- IATA: none; ICAO: none; FAA LID: 54T;

Summary
- Airport type: Public
- Owner: R. W. Johnson Const Co. Inc.
- Serves: Beach City, Texas
- Elevation AMSL: 30 ft / 9 m
- Website: www.rwjairpark.com

Map
- 54T

Runways
| Direction | Length |  | Surface |
| ft | m |
| 8/26 | 5,035 | 1,535 | Asphalt |
| 14/32 | 3,500 | 1,067 | Turf |

Statistics (2004)
- Aircraft operations: 9,300
- Based aircraft: 45
- Source: airport web site and FAA

= RWJ Airpark =

RWJ Airpark is a public-use airport located in Beach City, Chambers County, Texas, United States, 7 mi east of the central business district of Baytown. It was privately owned by the R. W. Johnson Const. Co. Inc, but, as of 2022, its owned by IMC Service and Supply.

==History==
Previously the runway was 4100 ft in length. By 1986 the runway was increased to 5100 ft. This runway, at the time, had the most length of any airport between Beaumont and Houston.

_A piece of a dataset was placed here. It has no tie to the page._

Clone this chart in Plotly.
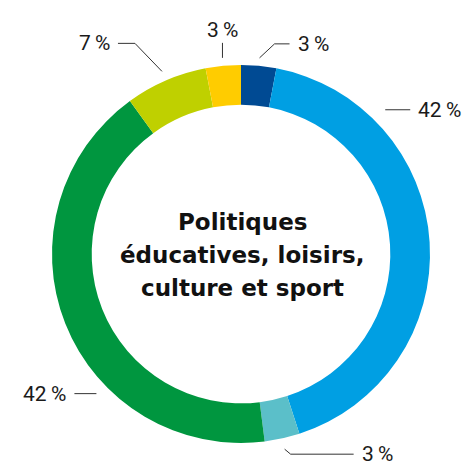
import math
import plotly.graph_objects as go

# ---- data ----
categories = ["A", "B", "C", "D", "E", "F"]
values = [3, 42, 3, 42, 7, 3]
labels = ["3\u2009%", "42\u2009%", "3\u2009%", "42\u2009%", "7\u2009%", "3\u2009%"]
center_lines = ["Politiques", "éducatives, loisirs,", "culture et sport"]

# ---- styles / layout ----
colors = ["#004a93", "#009fe3", "#5bbfc9", "#00963f", "#bfd000", "#ffcc00"]
W, H = 471, 467
CX, CY, R = 241, 254, 189
HOLE = 0.79
LINE_GAP = 33
# leader geometry per slice: (anchor angle or None for mid, anchor radius, elbow dx, elbow dy, horizontal len, text side)
leader = [
    (None, 197, 15, -14, 15, "right"),
    (45, 204, 0, 0, 25, "right"),
    (None, 200, 6, 5, 63, "right"),
    (226, 201, 0, 0, -22, "left"),
    (None, 199, -27, -28, -17, "left"),
    (None, 197, 0, -15, 0, "top"),
]

def px(x):
    return x / W

def py(y):
    return 1 - y / H

fig = go.Figure(go.Pie(
    labels=categories, values=values, hole=HOLE, sort=False,
    direction="clockwise", rotation=0,
    marker=dict(colors=colors, line=dict(width=0)),
    textinfo="none", hoverinfo="skip", showlegend=False,
    domain=dict(x=[px(CX - R), px(CX + R)], y=[py(CY + R), py(CY - R)]),
))

total = sum(values)
cum = 0
shapes, annotations = [], []
for v, lab, (ang, r, edx, edy, hl, side) in zip(values, labels, leader):
    mid = (cum + v / 2) / total * 360
    cum += v
    a = math.radians(mid if ang is None else ang)
    x0 = CX + r * math.sin(a)
    y0 = CY - r * math.cos(a)
    x1, y1 = x0 + edx, y0 + edy
    x2, y2 = x1 + hl, y1
    path = f"M {px(x0)},{py(y0)} L {px(x1)},{py(y1)} L {px(x2)},{py(y2)}"
    shapes.append(dict(type="path", xref="paper", yref="paper", path=path,
                       line=dict(color="#333333", width=1)))
    font = dict(family="Roboto, Open Sans, sans-serif", size=21, color="#1a1a1a")
    if side == "right":
        annotations.append(dict(x=px(x2 + 6), y=py(y2), xref="paper", yref="paper",
                                text=lab, showarrow=False, xanchor="left", yanchor="middle", font=font))
    elif side == "left":
        annotations.append(dict(x=px(x2 - 6), y=py(y2), xref="paper", yref="paper",
                                text=lab, showarrow=False, xanchor="right", yanchor="middle", font=font))
    else:
        annotations.append(dict(x=px(x2), y=py(y2 + 1), xref="paper", yref="paper",
                                text=lab, showarrow=False, xanchor="center", yanchor="bottom", font=font))

n = len(center_lines)
for i, line in enumerate(center_lines):
    yy = CY + 1 + (i - (n - 1) / 2) * LINE_GAP
    annotations.append(dict(x=px(CX + 1), y=py(yy), xref="paper", yref="paper", text=line,
                            showarrow=False, xanchor="center", yanchor="middle",
                            font=dict(family="DejaVu Sans, sans-serif", size=23, color="#111111", weight="bold")))

fig.update_layout(width=W, height=H, margin=dict(l=0, r=0, t=0, b=0),
                  paper_bgcolor="white", plot_bgcolor="white",
                  shapes=shapes, annotations=annotations)
fig.write_html("out.html", config={"displayModeBar": False},
               post_script="document.body.style.margin='0';document.body.style.padding='0';")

In 1986 Lee College announced it would use RWJ Airpark for its pilot instruction classes. It previously used Baytown Airport until that facility closed.

In 2003 an unapproved tower placed by the college appeared at the airport. After a pilot raised concern and contacted the county, the college decided to move the tower.

==Facilities and aircraft==
RWJ Airpark covers an area of 55 acre which contains two runways: 8/26 with a 5,035 × 40 ft asphalt pavement and 14/32 with a 3,500 × 100 ft turf surface.

For the 12-month period ending July 12, 2004, the airport had 9,300 general aviation aircraft operations, an average of 25 per day. At that time there were 45 aircraft based at the airport: 67% single-engine, 7% multi-engine and 27% ultralight.